EXERCISE REQUIREMENTS: Reproduce the data exactly and drop any pictures it holds.

++++ SUPPLIED MATERIAL ++++

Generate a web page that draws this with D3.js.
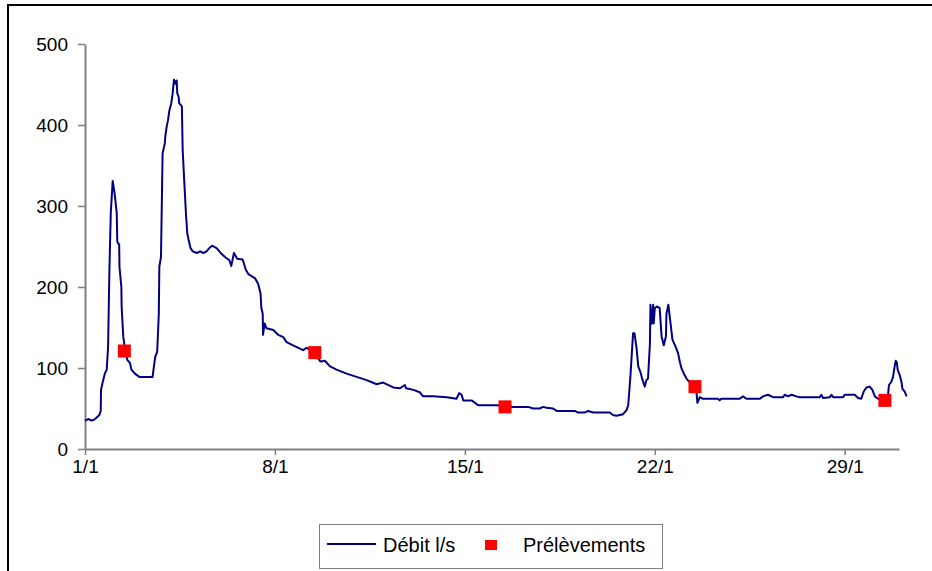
<!DOCTYPE html>
<html>
<head>
<meta charset="utf-8">
<script src="https://cdn.jsdelivr.net/npm/d3@7"></script>
<style>
  html, body { margin: 0; padding: 0; background: #fff; }
  svg { display: block; }
  text { font-family: Arial, "Liberation Sans", sans-serif; fill: #000; }
</style>
</head>
<body>
<svg id="chart" width="932" height="571"></svg>
<script>
// Débit (l/s) : temps en jours depuis le 1/1 à 0 h
const jours = [
  0, 0.12, 0.25, 0.37, 0.53, 0.58, 0.59, 0.67, 0.73, 0.80, 0.85, 0.90, 0.95, 1.02, 1.09,
  1.17, 1.19, 1.26, 1.27, 1.34, 1.35, 1.41, 1.48, 1.56, 1.66, 1.71, 1.84, 2.00, 2.49, 2.54,
  2.59, 2.66, 2.72, 2.74, 2.80, 2.86, 2.94, 2.96, 3.01, 3.06, 3.11, 3.18, 3.23, 3.28, 3.33,
  3.38, 3.40, 3.45, 3.47, 3.57, 3.60, 3.65, 3.72, 3.77, 3.82, 3.89, 3.97, 4.12, 4.24, 4.36,
  4.48, 4.58, 4.68, 4.85, 5.00, 5.16, 5.32, 5.39, 5.49, 5.61, 5.81, 5.93, 6.02, 6.26, 6.38,
  6.47, 6.50, 6.55, 6.56, 6.62, 6.69, 6.94, 7.12, 7.31, 7.43, 7.67, 7.92, 8.04, 8.17, 8.45,
  8.68, 8.84, 9.03, 9.09, 9.27, 9.64, 10.01, 10.38, 10.75, 10.99, 11.36, 11.61, 11.79, 11.83, 12.10,
  12.34, 12.46, 12.83, 13.33, 13.69, 13.79, 13.88, 13.94, 14.25, 14.49, 15.17, 15.78, 16.33, 16.52, 16.76,
  16.88, 17.01, 17.25, 17.38, 18.05, 18.17, 18.42, 18.54, 18.73, 19.34, 19.46, 19.59, 19.83, 19.96, 20.02,
  20.10, 20.20, 20.25, 20.33, 20.39, 20.47, 20.55, 20.63, 20.69, 20.75, 20.82, 20.84, 20.89, 20.94, 20.96,
  21.00, 21.08, 21.18, 21.25, 21.33, 21.41, 21.43, 21.50, 21.58, 21.65, 21.77, 21.86, 21.92, 21.98, 22.07,
  22.17, 22.29, 22.47, 22.54, 22.57, 22.66, 22.78, 23.33, 23.39, 23.45, 24.13, 24.25, 24.38, 24.87, 24.99,
  25.17, 25.36, 25.73, 25.79, 25.91, 26.04, 26.22, 26.34, 27.08, 27.14, 27.20, 27.45, 27.51, 27.57, 27.94,
  28.00, 28.37, 28.49, 28.61, 28.70, 28.80, 28.92, 29.02, 29.11, 29.23, 29.47, 29.59, 29.63, 29.72, 29.78,
  29.84, 29.88, 29.92, 29.95, 30.03, 30.09, 30.13, 30.21, 30.28
];
const debit = [
  35, 37, 35, 37, 42, 47, 73, 85, 93, 98, 126, 221, 291, 331, 316,
  291, 256, 252, 225, 200, 176, 139, 122, 110, 106, 98, 93, 89, 89, 102,
  114, 120, 167, 225, 237, 365, 377, 386, 398, 406, 418, 427, 439, 456, 451,
  455, 439, 435, 427, 423, 369, 336, 291, 266, 258, 248, 244, 242, 244, 242,
  244, 248, 251, 248, 242, 237, 233, 226, 242, 235, 234, 221, 216, 211, 204,
  192, 174, 167, 141, 155, 149, 147, 141, 138, 132, 128, 124, 122, 125, 118,
  108, 109, 102, 101, 98, 93, 89, 85, 80, 82, 76, 75, 79, 75, 73,
  70, 65, 65, 64, 62, 69, 67, 60, 60, 54, 54, 52, 52, 50, 50,
  52, 51, 50, 47, 47, 45, 45, 47, 45, 45, 42, 41, 43, 48, 54,
  89, 143, 143, 124, 102, 95, 85, 77, 85, 87, 130, 178, 155, 178, 155,
  174, 176, 174, 139, 128, 139, 167, 178, 155, 135, 126, 118, 108, 100, 93,
  87, 82, 77, 69, 57, 64, 62, 62, 60, 62, 62, 65, 62, 62, 65,
  67, 64, 64, 67, 65, 67, 65, 64, 64, 67, 63, 64, 67, 64, 64,
  67, 67, 63, 62, 71, 76, 77, 73, 65, 62, 60, 65, 79, 83, 89,
  102, 109, 107, 98, 91, 83, 74, 71, 65
];

// Prélèvements : instants et débits associés
const prelevJours = [1.45, 8.47, 15.48, 22.48, 29.48];
const prelevValeurs = [121, 119, 52, 77, 60];

// Axes
const xTickJours = [0, 7, 14, 21, 28];
const xTickLabels = ["1/1", "8/1", "15/1", "22/1", "29/1"];
const yTicks = [0, 100, 200, 300, 400, 500];

const svg = d3.select("#chart");

// Cadre extérieur
svg.append("rect")
  .attr("x", 8).attr("y", 5)
  .attr("width", 940).attr("height", 600)
  .attr("fill", "none").attr("stroke", "#000").attr("stroke-width", 2);

const x = d3.scaleLinear().domain([0, 30]).range([85, 899]);
const y = d3.scaleLinear().domain([0, 500]).range([449, 44]);

// Axe des ordonnées
const yAxis = svg.append("g")
  .attr("transform", `translate(${x(0)},0)`)
  .call(d3.axisLeft(y).tickValues(yTicks).tickFormat(d3.format("d"))
    .tickSize(7).tickPadding(10).tickSizeOuter(0));

// Axe des abscisses
const xAxis = svg.append("g")
  .attr("transform", `translate(0,${y(0)})`)
  .call(d3.axisBottom(x).tickValues(xTickJours)
    .tickFormat((d, i) => xTickLabels[i])
    .tickSize(6).tickPadding(5).tickSizeOuter(0));

[yAxis, xAxis].forEach(g => {
  g.select(".domain").attr("stroke", "#808080").attr("stroke-width", 2);
  g.selectAll(".tick line").attr("stroke", "#808080").attr("stroke-width", 1.5);
  g.selectAll(".tick text")
    .attr("fill", "#000")
    .style("font-family", 'Arial, "Liberation Sans", sans-serif')
    .style("font-size", "19px");
});

// Courbe de débit
const serie = jours.map((j, i) => ({ j, v: debit[i] }));
svg.append("path")
  .datum(serie)
  .attr("fill", "none")
  .attr("stroke", "#000080")
  .attr("stroke-width", 2)
  .attr("stroke-linejoin", "round")
  .attr("d", d3.line().x(d => x(d.j)).y(d => y(d.v)));

// Points de prélèvement
const taille = 13;
svg.append("g").selectAll("rect")
  .data(prelevJours.map((j, i) => ({ j, v: prelevValeurs[i] })))
  .join("rect")
  .attr("x", d => x(d.j) - taille / 2)
  .attr("y", d => y(d.v) - taille / 2)
  .attr("width", taille).attr("height", taille)
  .attr("fill", "#ff0000");

// Légende
const leg = svg.append("g");
leg.append("rect")
  .attr("x", 319.5).attr("y", 524.5)
  .attr("width", 343).attr("height", 44)
  .attr("fill", "#fff").attr("stroke", "#808080").attr("stroke-width", 1);
leg.append("line")
  .attr("x1", 327).attr("x2", 376)
  .attr("y1", 544).attr("y2", 544)
  .attr("stroke", "#000080").attr("stroke-width", 2);
leg.append("text")
  .attr("x", 383).attr("y", 545).attr("dy", "0.35em")
  .style("font-size", "20px")
  .text("Débit l/s");
leg.append("rect")
  .attr("x", 485).attr("y", 540)
  .attr("width", 12).attr("height", 10)
  .attr("fill", "#ff0000");
leg.append("text")
  .attr("x", 523).attr("y", 545).attr("dy", "0.35em")
  .style("font-size", "20px")
  .text("Prélèvements");
</script>
</body>
</html>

++++

RESULT OF THE EXERCISE:
Generate a web page that draws this with D3.js.
<!DOCTYPE html>
<html>
<head>
<meta charset="utf-8">
<script src="https://cdn.jsdelivr.net/npm/d3@7"></script>
<style>
  html, body { margin: 0; padding: 0; background: #fff; }
  svg { display: block; }
  text { font-family: Arial, "Liberation Sans", sans-serif; fill: #000; }
</style>
</head>
<body>
<svg id="chart" width="932" height="571"></svg>
<script>
// Débit (l/s) : temps en jours depuis le 1/1 à 0 h
const jours = [
  0, 0.12, 0.25, 0.37, 0.53, 0.58, 0.59, 0.67, 0.73, 0.80, 0.85, 0.90, 0.95, 1.02, 1.09,
  1.17, 1.19, 1.26, 1.27, 1.34, 1.35, 1.41, 1.48, 1.56, 1.66, 1.71, 1.84, 2.00, 2.49, 2.54,
  2.59, 2.66, 2.72, 2.74, 2.80, 2.86, 2.94, 2.96, 3.01, 3.06, 3.11, 3.18, 3.23, 3.28, 3.33,
  3.38, 3.40, 3.45, 3.47, 3.57, 3.60, 3.65, 3.72, 3.77, 3.82, 3.89, 3.97, 4.12, 4.24, 4.36,
  4.48, 4.58, 4.68, 4.85, 5.00, 5.16, 5.32, 5.39, 5.49, 5.61, 5.81, 5.93, 6.02, 6.26, 6.38,
  6.47, 6.50, 6.55, 6.56, 6.62, 6.69, 6.94, 7.12, 7.31, 7.43, 7.67, 7.92, 8.04, 8.17, 8.45,
  8.68, 8.84, 9.03, 9.09, 9.27, 9.64, 10.01, 10.38, 10.75, 10.99, 11.36, 11.61, 11.79, 11.83, 12.10,
  12.34, 12.46, 12.83, 13.33, 13.69, 13.79, 13.88, 13.94, 14.25, 14.49, 15.17, 15.78, 16.33, 16.52, 16.76,
  16.88, 17.01, 17.25, 17.38, 18.05, 18.17, 18.42, 18.54, 18.73, 19.34, 19.46, 19.59, 19.83, 19.96, 20.02,
  20.10, 20.20, 20.25, 20.33, 20.39, 20.47, 20.55, 20.63, 20.69, 20.75, 20.82, 20.84, 20.89, 20.94, 20.96,
  21.00, 21.08, 21.18, 21.25, 21.33, 21.41, 21.43, 21.50, 21.58, 21.65, 21.77, 21.86, 21.92, 21.98, 22.07,
  22.17, 22.29, 22.47, 22.54, 22.57, 22.66, 22.78, 23.33, 23.39, 23.45, 24.13, 24.25, 24.38, 24.87, 24.99,
  25.17, 25.36, 25.73, 25.79, 25.91, 26.04, 26.22, 26.34, 27.08, 27.14, 27.20, 27.45, 27.51, 27.57, 27.94,
  28.00, 28.37, 28.49, 28.61, 28.70, 28.80, 28.92, 29.02, 29.11, 29.23, 29.47, 29.59, 29.63, 29.72, 29.78,
  29.84, 29.88, 29.92, 29.95, 30.03, 30.09, 30.13, 30.21, 30.28
];
const debit = [
  35, 37, 35, 37, 42, 47, 73, 85, 93, 98, 126, 221, 291, 331, 316,
  291, 256, 252, 225, 200, 176, 139, 122, 110, 106, 98, 93, 89, 89, 102,
  114, 120, 167, 225, 237, 365, 377, 386, 398, 406, 418, 427, 439, 456, 451,
  455, 439, 435, 427, 423, 369, 336, 291, 266, 258, 248, 244, 242, 244, 242,
  244, 248, 251, 248, 242, 237, 233, 226, 242, 235, 234, 221, 216, 211, 204,
  192, 174, 167, 141, 155, 149, 147, 141, 138, 132, 128, 124, 122, 125, 118,
  108, 109, 102, 101, 98, 93, 89, 85, 80, 82, 76, 75, 79, 75, 73,
  70, 65, 65, 64, 62, 69, 67, 60, 60, 54, 54, 52, 52, 50, 50,
  52, 51, 50, 47, 47, 45, 45, 47, 45, 45, 42, 41, 43, 48, 54,
  89, 143, 143, 124, 102, 95, 85, 77, 85, 87, 130, 178, 155, 178, 155,
  174, 176, 174, 139, 128, 139, 167, 178, 155, 135, 126, 118, 108, 100, 93,
  87, 82, 77, 69, 57, 64, 62, 62, 60, 62, 62, 65, 62, 62, 65,
  67, 64, 64, 67, 65, 67, 65, 64, 64, 67, 63, 64, 67, 64, 64,
  67, 67, 63, 62, 71, 76, 77, 73, 65, 62, 60, 65, 79, 83, 89,
  102, 109, 107, 98, 91, 83, 74, 71, 65
];

// Prélèvements : instants et débits associés
const prelevJours = [1.45, 8.47, 15.48, 22.48, 29.48];
const prelevValeurs = [121, 119, 52, 77, 60];

// Axes
const xTickJours = [0, 7, 14, 21, 28];
const xTickLabels = ["1/1", "8/1", "15/1", "22/1", "29/1"];
const yTicks = [0, 100, 200, 300, 400, 500];

const svg = d3.select("#chart");

// Cadre extérieur
svg.append("rect")
  .attr("x", 8).attr("y", 5)
  .attr("width", 940).attr("height", 600)
  .attr("fill", "none").attr("stroke", "#000").attr("stroke-width", 2);

const x = d3.scaleLinear().domain([0, 30]).range([85, 899]);
const y = d3.scaleLinear().domain([0, 500]).range([449, 44]);

// Axe des ordonnées
const yAxis = svg.append("g")
  .attr("transform", `translate(${x(0)},0)`)
  .call(d3.axisLeft(y).tickValues(yTicks).tickFormat(d3.format("d"))
    .tickSize(7).tickPadding(10).tickSizeOuter(0));

// Axe des abscisses
const xAxis = svg.append("g")
  .attr("transform", `translate(0,${y(0)})`)
  .call(d3.axisBottom(x).tickValues(xTickJours)
    .tickFormat((d, i) => xTickLabels[i])
    .tickSize(6).tickPadding(5).tickSizeOuter(0));

[yAxis, xAxis].forEach(g => {
  g.select(".domain").attr("stroke", "#808080").attr("stroke-width", 2);
  g.selectAll(".tick line").attr("stroke", "#808080").attr("stroke-width", 1.5);
  g.selectAll(".tick text")
    .attr("fill", "#000")
    .style("font-family", 'Arial, "Liberation Sans", sans-serif')
    .style("font-size", "19px");
});

// Courbe de débit
const serie = jours.map((j, i) => ({ j, v: debit[i] }));
svg.append("path")
  .datum(serie)
  .attr("fill", "none")
  .attr("stroke", "#000080")
  .attr("stroke-width", 2)
  .attr("stroke-linejoin", "round")
  .attr("d", d3.line().x(d => x(d.j)).y(d => y(d.v)));

// Points de prélèvement
const taille = 13;
svg.append("g").selectAll("rect")
  .data(prelevJours.map((j, i) => ({ j, v: prelevValeurs[i] })))
  .join("rect")
  .attr("x", d => x(d.j) - taille / 2)
  .attr("y", d => y(d.v) - taille / 2)
  .attr("width", taille).attr("height", taille)
  .attr("fill", "#ff0000");

// Légende
const leg = svg.append("g");
leg.append("rect")
  .attr("x", 319.5).attr("y", 524.5)
  .attr("width", 343).attr("height", 44)
  .attr("fill", "#fff").attr("stroke", "#808080").attr("stroke-width", 1);
leg.append("line")
  .attr("x1", 327).attr("x2", 376)
  .attr("y1", 544).attr("y2", 544)
  .attr("stroke", "#000080").attr("stroke-width", 2);
leg.append("text")
  .attr("x", 383).attr("y", 545).attr("dy", "0.35em")
  .style("font-size", "20px")
  .text("Débit l/s");
leg.append("rect")
  .attr("x", 485).attr("y", 540)
  .attr("width", 12).attr("height", 10)
  .attr("fill", "#ff0000");
leg.append("text")
  .attr("x", 523).attr("y", 545).attr("dy", "0.35em")
  .style("font-size", "20px")
  .text("Prélèvements");
</script>
</body>
</html>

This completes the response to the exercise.